Hi, everyone, good morning! Has anyone here ever ...
# deployment-kubernetes
i
Hi, everyone, good morning! Has anyone here ever deployed Dagster on AWS using EKS? If so, is it very straightforward, or are there some gotchas I should pay attention to? And, how did you configured the CI/CD to update the code deployment instead of recreating a new instance of Dagster everytime?
m
We're deploying a hybrid Dagster deployment on EKS, so we're running the agent (and code servers they spawn) but not Dagit / event storage. We're managing everything through Pulumi, and although applying changes is not managed through CI it could in theory be since Pulumi detects what needs to change. In terms of Dagster, it was fairly straightforward. My first time using EKS, so it took a while to figure out what to use (no Fargate because of node startup time, no autoscaler yet). For CI to update code locations, we're just calling the CLI by setting the token in an env var and then calling
dagster-cloud workspace update-code-location
(or whatever it actually is), which will update an existing code location.
❤️ 2
a
We’ve been up and running for over 6 months now, but no gotchas that I remember. We’re running a full deployment. The database is RDS. We used flux to manage our helm installs. This does mean we separate the dagster daemon and user code helm charts, since upgrade them separately. (Does that count as a gotcha?)
❤️ 1
👀 1
d
We have Dagster deployed via Terraform on AWS using EKS. The only gotchas I can recall have been alleviated thanks to issues opened and support in this channel.
❤️ 1
As far as how we update the user code deployment via CI/CD, we set a Terraform Environment Variable in Gitlab-CI after the job builds/tags/pushes, which is then used as the value of the
dagster-user-deployments.deployments[0].image
❤️ 1
i
@Dusty Shapiro, would you mind sharing the Terraform script template that you're using? If it's not a lot of work to delete every private configuration, of course.
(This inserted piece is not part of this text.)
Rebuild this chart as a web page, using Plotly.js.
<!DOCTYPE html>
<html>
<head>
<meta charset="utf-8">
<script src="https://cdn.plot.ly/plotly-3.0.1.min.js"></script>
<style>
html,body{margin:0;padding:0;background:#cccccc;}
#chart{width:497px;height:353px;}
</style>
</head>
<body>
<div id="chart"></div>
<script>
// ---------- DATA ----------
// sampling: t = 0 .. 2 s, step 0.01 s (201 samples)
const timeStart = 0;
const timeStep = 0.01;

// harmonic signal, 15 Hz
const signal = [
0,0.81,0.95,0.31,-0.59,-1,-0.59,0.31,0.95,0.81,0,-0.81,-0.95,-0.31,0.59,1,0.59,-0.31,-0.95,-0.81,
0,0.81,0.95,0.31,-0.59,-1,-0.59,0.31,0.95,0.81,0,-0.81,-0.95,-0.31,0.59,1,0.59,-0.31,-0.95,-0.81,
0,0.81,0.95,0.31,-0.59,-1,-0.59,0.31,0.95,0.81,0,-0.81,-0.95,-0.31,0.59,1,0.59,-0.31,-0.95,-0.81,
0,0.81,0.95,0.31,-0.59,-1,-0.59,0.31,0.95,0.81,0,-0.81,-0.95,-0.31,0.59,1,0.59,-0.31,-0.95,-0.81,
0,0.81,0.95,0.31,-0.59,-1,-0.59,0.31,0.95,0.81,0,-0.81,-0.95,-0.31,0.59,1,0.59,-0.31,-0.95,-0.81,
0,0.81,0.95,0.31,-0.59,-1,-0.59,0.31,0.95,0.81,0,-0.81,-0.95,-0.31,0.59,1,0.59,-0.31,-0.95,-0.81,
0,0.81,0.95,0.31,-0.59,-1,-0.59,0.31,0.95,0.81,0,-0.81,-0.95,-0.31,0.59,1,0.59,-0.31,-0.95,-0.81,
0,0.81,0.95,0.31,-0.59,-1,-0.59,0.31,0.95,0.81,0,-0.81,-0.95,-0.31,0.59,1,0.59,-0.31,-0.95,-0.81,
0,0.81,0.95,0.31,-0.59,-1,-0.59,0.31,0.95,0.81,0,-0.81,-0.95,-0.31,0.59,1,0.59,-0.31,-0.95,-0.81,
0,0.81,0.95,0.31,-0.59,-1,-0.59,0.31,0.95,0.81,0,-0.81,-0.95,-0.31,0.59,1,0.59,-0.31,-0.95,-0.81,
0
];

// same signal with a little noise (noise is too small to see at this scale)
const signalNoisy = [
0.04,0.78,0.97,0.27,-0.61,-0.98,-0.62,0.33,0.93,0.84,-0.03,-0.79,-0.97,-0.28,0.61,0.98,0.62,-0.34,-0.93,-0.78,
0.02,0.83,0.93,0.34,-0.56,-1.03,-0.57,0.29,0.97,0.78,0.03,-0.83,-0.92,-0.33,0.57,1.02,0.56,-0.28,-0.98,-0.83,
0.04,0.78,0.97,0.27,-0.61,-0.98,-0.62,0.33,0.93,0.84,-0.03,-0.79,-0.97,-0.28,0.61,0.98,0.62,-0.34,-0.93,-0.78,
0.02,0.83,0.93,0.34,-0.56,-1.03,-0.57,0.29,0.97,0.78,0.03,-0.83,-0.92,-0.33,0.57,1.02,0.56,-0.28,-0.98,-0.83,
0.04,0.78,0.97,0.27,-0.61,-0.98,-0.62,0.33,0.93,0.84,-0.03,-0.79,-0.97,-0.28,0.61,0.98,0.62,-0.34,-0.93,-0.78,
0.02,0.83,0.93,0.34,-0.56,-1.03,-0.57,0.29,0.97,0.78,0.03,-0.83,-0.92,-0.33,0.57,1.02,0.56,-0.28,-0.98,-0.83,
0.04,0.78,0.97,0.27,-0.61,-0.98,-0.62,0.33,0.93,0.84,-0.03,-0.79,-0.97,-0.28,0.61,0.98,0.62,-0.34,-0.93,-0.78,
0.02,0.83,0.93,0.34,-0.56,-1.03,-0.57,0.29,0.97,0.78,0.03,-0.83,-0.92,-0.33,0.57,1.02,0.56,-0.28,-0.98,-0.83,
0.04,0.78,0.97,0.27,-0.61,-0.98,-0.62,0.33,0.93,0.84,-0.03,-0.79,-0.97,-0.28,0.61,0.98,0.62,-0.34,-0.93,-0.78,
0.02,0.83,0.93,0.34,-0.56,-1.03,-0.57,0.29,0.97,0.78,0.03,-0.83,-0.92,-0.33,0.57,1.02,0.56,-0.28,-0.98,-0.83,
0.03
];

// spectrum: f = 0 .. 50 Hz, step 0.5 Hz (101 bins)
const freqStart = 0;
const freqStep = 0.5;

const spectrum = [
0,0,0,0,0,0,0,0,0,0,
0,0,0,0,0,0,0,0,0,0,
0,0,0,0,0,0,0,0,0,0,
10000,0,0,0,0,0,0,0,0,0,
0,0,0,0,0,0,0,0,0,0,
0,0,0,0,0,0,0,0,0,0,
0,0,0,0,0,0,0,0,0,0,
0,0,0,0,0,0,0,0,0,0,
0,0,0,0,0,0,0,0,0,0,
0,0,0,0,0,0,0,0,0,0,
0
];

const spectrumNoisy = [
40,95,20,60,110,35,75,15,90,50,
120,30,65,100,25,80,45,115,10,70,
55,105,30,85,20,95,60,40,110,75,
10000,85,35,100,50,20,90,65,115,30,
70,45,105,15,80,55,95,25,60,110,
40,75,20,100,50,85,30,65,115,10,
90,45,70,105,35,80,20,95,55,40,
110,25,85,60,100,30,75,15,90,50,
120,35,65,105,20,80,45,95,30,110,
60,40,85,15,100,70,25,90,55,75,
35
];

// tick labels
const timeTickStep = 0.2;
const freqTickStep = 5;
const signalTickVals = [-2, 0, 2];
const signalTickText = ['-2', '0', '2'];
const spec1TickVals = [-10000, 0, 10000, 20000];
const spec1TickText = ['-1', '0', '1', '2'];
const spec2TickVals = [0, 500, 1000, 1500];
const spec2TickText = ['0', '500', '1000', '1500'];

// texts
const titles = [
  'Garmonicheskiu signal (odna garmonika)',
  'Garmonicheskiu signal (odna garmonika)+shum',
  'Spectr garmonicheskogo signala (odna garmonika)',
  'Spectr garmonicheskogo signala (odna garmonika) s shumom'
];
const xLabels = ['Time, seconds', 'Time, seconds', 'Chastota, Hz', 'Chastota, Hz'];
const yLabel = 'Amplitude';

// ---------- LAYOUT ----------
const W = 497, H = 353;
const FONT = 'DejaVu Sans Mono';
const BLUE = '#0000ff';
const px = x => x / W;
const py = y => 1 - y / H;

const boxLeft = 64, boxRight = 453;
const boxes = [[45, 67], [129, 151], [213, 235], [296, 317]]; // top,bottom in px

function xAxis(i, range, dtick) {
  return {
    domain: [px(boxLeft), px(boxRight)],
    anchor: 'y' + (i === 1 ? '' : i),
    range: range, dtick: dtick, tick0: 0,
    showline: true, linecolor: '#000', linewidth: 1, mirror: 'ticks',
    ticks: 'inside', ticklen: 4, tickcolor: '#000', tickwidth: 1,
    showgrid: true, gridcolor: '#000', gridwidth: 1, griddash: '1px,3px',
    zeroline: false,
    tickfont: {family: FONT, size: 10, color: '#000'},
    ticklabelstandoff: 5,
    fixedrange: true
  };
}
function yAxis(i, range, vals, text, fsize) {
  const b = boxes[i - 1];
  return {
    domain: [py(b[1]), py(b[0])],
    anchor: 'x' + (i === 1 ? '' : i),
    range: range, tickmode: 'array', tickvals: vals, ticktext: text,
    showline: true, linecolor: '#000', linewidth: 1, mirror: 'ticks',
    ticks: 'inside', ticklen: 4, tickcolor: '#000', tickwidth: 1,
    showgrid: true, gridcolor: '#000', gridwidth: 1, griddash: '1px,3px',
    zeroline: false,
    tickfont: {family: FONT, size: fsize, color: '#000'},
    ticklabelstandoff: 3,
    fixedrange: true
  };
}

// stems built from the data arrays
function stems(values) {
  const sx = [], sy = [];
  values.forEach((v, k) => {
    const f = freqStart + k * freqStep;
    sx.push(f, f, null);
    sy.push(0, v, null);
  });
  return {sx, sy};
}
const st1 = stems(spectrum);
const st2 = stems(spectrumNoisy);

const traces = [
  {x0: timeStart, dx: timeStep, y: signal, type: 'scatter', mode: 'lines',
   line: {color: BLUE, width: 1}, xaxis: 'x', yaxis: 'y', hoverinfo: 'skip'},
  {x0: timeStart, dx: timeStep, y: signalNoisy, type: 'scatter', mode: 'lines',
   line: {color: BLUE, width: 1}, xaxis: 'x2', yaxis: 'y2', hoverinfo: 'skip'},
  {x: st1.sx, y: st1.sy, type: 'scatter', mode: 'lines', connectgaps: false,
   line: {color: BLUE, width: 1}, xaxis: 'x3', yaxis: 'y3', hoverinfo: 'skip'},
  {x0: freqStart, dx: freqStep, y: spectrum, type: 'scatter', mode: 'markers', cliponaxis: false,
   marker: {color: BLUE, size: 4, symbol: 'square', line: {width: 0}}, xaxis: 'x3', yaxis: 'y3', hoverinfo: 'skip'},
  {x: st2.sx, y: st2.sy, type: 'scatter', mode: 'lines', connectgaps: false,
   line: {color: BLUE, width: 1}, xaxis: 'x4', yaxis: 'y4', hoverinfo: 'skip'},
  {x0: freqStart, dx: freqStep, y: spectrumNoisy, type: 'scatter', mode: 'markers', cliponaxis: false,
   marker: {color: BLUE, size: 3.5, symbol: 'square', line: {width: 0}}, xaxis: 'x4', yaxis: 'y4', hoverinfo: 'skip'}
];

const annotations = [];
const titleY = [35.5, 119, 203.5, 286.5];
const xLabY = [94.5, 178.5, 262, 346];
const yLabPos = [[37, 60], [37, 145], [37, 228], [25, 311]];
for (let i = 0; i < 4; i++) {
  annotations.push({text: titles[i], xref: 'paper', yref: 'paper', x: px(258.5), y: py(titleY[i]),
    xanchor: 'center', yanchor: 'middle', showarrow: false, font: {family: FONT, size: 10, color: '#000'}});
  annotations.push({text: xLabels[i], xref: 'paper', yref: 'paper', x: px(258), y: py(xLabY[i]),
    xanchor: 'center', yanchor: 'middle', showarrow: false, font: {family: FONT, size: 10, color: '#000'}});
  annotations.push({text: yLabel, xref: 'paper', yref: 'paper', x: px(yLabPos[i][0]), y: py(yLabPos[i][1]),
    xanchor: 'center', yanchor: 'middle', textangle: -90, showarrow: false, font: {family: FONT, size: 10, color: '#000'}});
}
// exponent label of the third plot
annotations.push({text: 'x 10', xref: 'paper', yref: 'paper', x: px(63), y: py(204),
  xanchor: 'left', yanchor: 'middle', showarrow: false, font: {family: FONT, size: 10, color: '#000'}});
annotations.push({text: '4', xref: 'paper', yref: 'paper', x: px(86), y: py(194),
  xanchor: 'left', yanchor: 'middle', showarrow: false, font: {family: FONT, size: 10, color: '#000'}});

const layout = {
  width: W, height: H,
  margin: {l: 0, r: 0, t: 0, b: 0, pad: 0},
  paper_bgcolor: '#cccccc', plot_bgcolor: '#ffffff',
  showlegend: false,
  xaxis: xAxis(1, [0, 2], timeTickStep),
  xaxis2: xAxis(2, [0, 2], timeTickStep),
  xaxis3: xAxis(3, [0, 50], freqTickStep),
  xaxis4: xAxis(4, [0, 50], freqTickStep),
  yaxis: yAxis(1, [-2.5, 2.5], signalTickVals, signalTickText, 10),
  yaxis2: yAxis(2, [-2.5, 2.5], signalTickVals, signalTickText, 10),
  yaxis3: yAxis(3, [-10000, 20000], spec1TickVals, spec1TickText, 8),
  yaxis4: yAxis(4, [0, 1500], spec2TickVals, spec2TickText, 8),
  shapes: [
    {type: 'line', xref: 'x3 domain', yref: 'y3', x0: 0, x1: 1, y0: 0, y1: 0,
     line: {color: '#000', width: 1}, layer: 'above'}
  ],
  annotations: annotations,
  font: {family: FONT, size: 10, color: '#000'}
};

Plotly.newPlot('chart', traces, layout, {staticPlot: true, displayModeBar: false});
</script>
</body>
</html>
@Adam Bloom, Thanks for the insight I'll give read at flux documentation to see how it works, my plan is to do the same kind of deployment with user code separated from the rest
@Mark Fickett, Thank for the explanation it can be useful depending on how I'll try to build my own deployment 🙂
a
we managed the main dagster deployment with terraform + helm as well. It's pretty simple:
Copy code
resource "helm_release" "main" {
  name       = "dagster"
  chart      = "dagster"
  repository = "<https://dagster-io.github.io/helm>"
  namespace  = local.namespace
  version    = var.helm_version

  values = [
    templatefile("${path.module}/templates/values.yaml", {
      user_code_image   = aws_ecr_repository.user_code.repository_url,
      rds_endpoint      = var.rds_endpoint,
      rds_username      = local.rds_username
      rds_password      = random_password.dagster.result
      rds_database      = local.rds_database
      log_bucket_name   = var.log_bucket_name
      log_bucket_domain = var.log_bucket_domain
    })
  ]

  depends_on = [
    kubernetes_namespace.dagster,
    kubernetes_secret.docker_secrets,
    kubernetes_secret.user_code_secrets
  ]
}
in your values.yaml, there's some special config needed to separate the user code deployments:
Copy code
dagster-user-deployments:
  enabled: true
  enableSubchart: false
❤️ 1
m
@Mark Fickett We’re starting to try out a hybrid deployment and are also thinking about using Pulumi to spin everything up. Do you have any templates for this you’d be willing to share?
m
I left a chunk of what I'm using for our EKS cluster as an answer on this SO question: https://stackoverflow.com/questions/75023584/how-can-you-make-kubernetes-gracefully-handle-excessive-memory-usage-instead-of . I don't think I have bandwidth to pull out other examples unfortunately (takes some time to pick out what has internal details etc from what's generic).
❤️ 1
m
That’s a great starting point, thanks!